Foxconn was never adept in dealing with its employees. In 2010, 18 Foxconn workers attempted or committed suicide (14 died) due to excessive strain, including long working hours, isolation, and punishments. Foxconn’s response was to install suicide nets and to force new employees to sign an anti-suicide pledge that states Foxconn will not be held responsible in the case of worker suicides.
The new robots at Foxconn, reportedly used for more mechanized activities, represent a larger trend toward the mechanization of labor in China’s work force. According to the BBC’s Jane Wakefield, 505 factories in the city of Dongguan in southern China have invested 4.2 billion yuan ($640 million) in robots to replace thousands of workers. This is due in large part to rising wages, which have risen at a rate of 12 percent per year since 2001 in the manufacturing sector. Foxconn wages average around $370 per month or $4,400 per year. Robots cost around $35,000 to purchase and would cost less than a worker after eight years of use.

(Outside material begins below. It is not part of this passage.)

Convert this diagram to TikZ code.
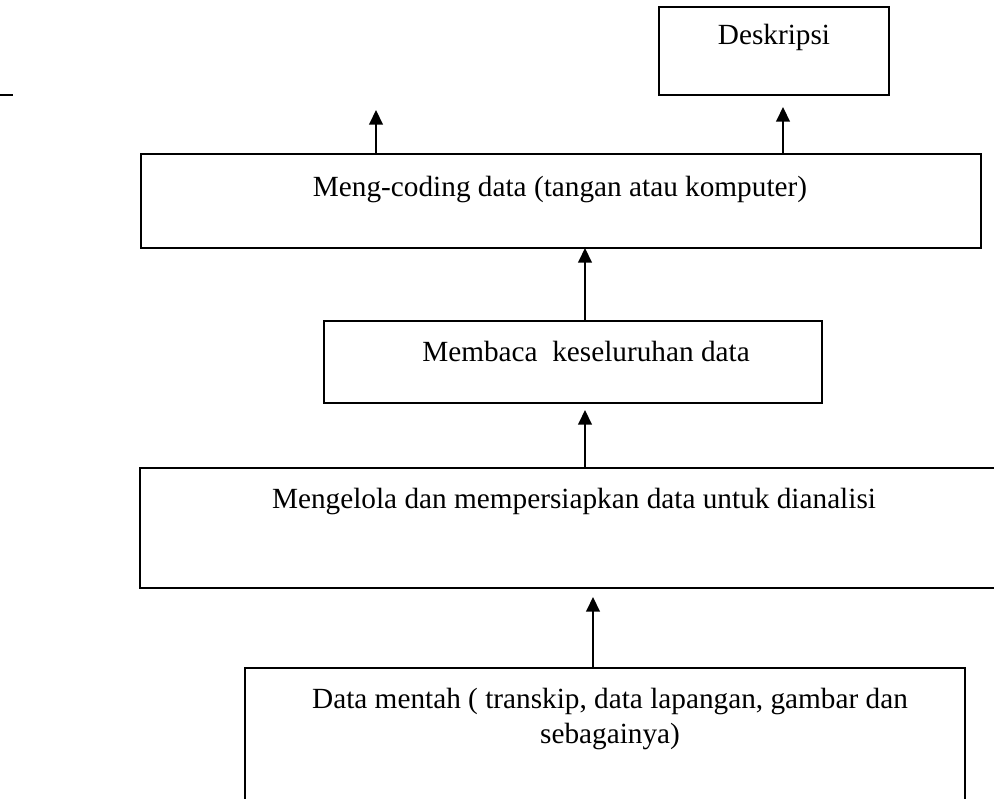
\documentclass[tikz,border=0pt]{standalone}
\usepackage{fontspec}
\setmainfont{Liberation Serif}
\usetikzlibrary{arrows.meta,fit}

\begin{document}
\begin{tikzpicture}[x=0.41pt,y=-0.41pt,
    font=\fontsize{12}{14.35}\selectfont,
    box/.style={draw,line width=0.8pt,inner sep=0pt,outer sep=0pt},
    txt/.style={anchor=base,inner sep=0pt,align=center},
    up/.style={-{Triangle[width=5.6pt,length=6pt]},line width=0.8pt}]
  \useasboundingbox (0,0) rectangle (994,798);
  \clip (0,0) rectangle (994,798);
  \draw[line width=0.8pt] (0,95)--(13,95);
  % boxes, top to bottom
  \node[box,fit={(659,7)(889,95)}] (deskripsi) {};
  \node[box,fit={(141,154)(981,248)}] (coding) {};
  \node[box,fit={(324,321)(822,403)}] (membaca) {};
  \node[box,fit={(140,468)(998,588)}] (mengelola) {};
  \node[box,fit={(245,668)(965,805)}] (mentah) {};
  \node[txt] (deskripsi-t) at (774,45) {Deskripsi};
  \node[txt] (coding-t) at (560,196) {Meng-coding data (tangan atau komputer)};
  \node[txt] (membaca-t) at (586,361) {Membaca\ \ keseluruhan data};
  \node[txt] (mengelola-t) at (574,508) {Mengelola dan mempersiapkan data untuk dianalisi};
  % base of a two-line node is its last line
  \node[txt] (mentah-t) at (610,743) {Data mentah ( transkip, data lapangan, gambar dan\\ sebagainya)};
  % arrows
  \coordinate (tipL) at (376,110);
  \coordinate (tipR) at (783,107);
  \coordinate (mid) at (585,0);
  \coordinate (tipM) at (585,410);
  \coordinate (tipB) at (593,597);
  \draw[up] (coding.north -| tipL)--(tipL);
  \draw[up] (coding.north -| tipR)--(tipR);
  \draw[up] (membaca.north -| mid)--(coding.south -| mid);
  \draw[up] (mengelola.north -| tipM)--(tipM);
  \draw[up] (mentah.north -| tipB)--(tipB);
\end{tikzpicture}
\end{document}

The government is attempting to increase the number of robots per 10,000 people from about 36 toward developed-country levels, at about 164 robots per 10,000 people in the U.S., and higher in the case of Germany or Japan. The goal is to expand the use and creation of innovation to become a high-tech hub by 2049.
This does not have pleasant implications for China’s labor market. The government has stressed that increasing consumption is an important component of the new economy, but without jobs many lower-income individuals well be unable to purchase retail products. Furthermore, as the leadership has stressed that China is moving up its value chain, as it sheds low-skilled jobs, inevitably a large body of the workforce will find themselves left out of the economic growth story. This does not make sense for an economy whose comparative advantage is in labor-intensive production.
Already, China has a problem employing many of its college graduates. There is insufficient job creation in high-skilled manufacturing and the service sector The unemployment rate is even higher for college graduates, who are supposedly high-skilled, than for high school graduates. Those who have a college degree find themselves ill-suited for the labor market, with specializations that do not match most job descriptions.
An increasing number of companies are planning to move to automated production processes. The switch to robotic labor in manufacturing will only serve to increase unemployment in an economy that is moving out of low-skilled manufacturing and into limbo. Opening up the services sectors such as health and education could be promising, but this is happening at a glacial pace as China’s leadership strives to combat a massive economic slowdown and mounting debt. Until then, workers will continue to feel the pinch as their livelihoods are encroached upon at both ends.